Il rispetto è più che il semplice riconoscimento della dignità intrinseca delle persone. È, nella concretezza delle dinamiche sociali, la regola non scritta delle relazioni di potere. Se non riconosco che l’altro ha nella sua libertà un potere indipendente, che non posso totalmente controllare, perdo la possibilità di associarmi con l’altro, di fare cose che solo insieme potremmo fare. E anche il reo, se l’unico modo di trattarlo è sopprimerlo, non ha l’occasione, la possibilità di usare la sua libertà diversamente, in modo da riscattarsi. Una pena sensata mira a rendere le persone di nuovo capaci di usare bene la propria libertà. Distruggerla è solo la proclamazione di una definitiva sconfitta.

Una delle tesi in sostegno della pena capitale è l’effetto deterrente, ma i dati sembrano dimostrare altro. Perché negli Usa è così difficile portare avanti una riflessione sul tema?
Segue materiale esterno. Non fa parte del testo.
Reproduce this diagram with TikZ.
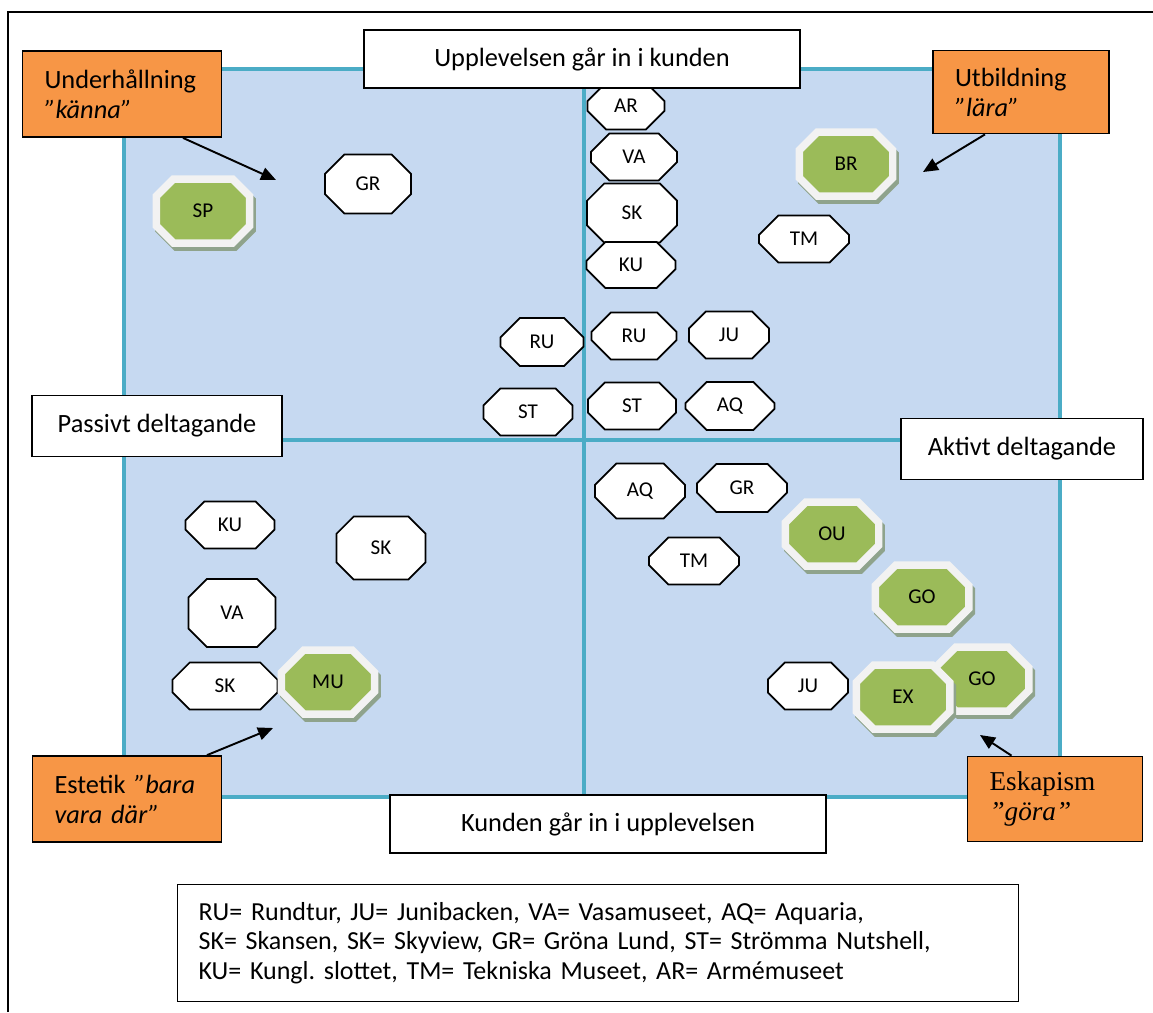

I dati dimostrano che il più alto tasso di omicidi avviene nei paesi che prevedono la pena di morte. Come sempre Beccaria aveva intuito, non è l’intensità della pena ma la sua certezza a fare da deterrente. E nel caso della pena capitale è semplicemente ovvio che l’uso della crudeltà da parte dello Stato non può che dare l’impressione di “legittimare” la violenza nei comportamenti sociali. Lo Stato deve tenersi il più lontano possibile dalla violenza e dall’uso della forza: come diceva Hannah Arendt, dove c’è il potere, ossia la capacità di agire “di concerto”, non è necessaria la forza e anzi quest’ultima finisce per erodere e consumare il potere. La cultura americana è uno strano mix di liberismo radicale e concezione repressiva del diritto, in cui raramente fa breccia una visione solidale. Forse per questo resiste il mito della pena capitale come simbolo dell’ordine politico.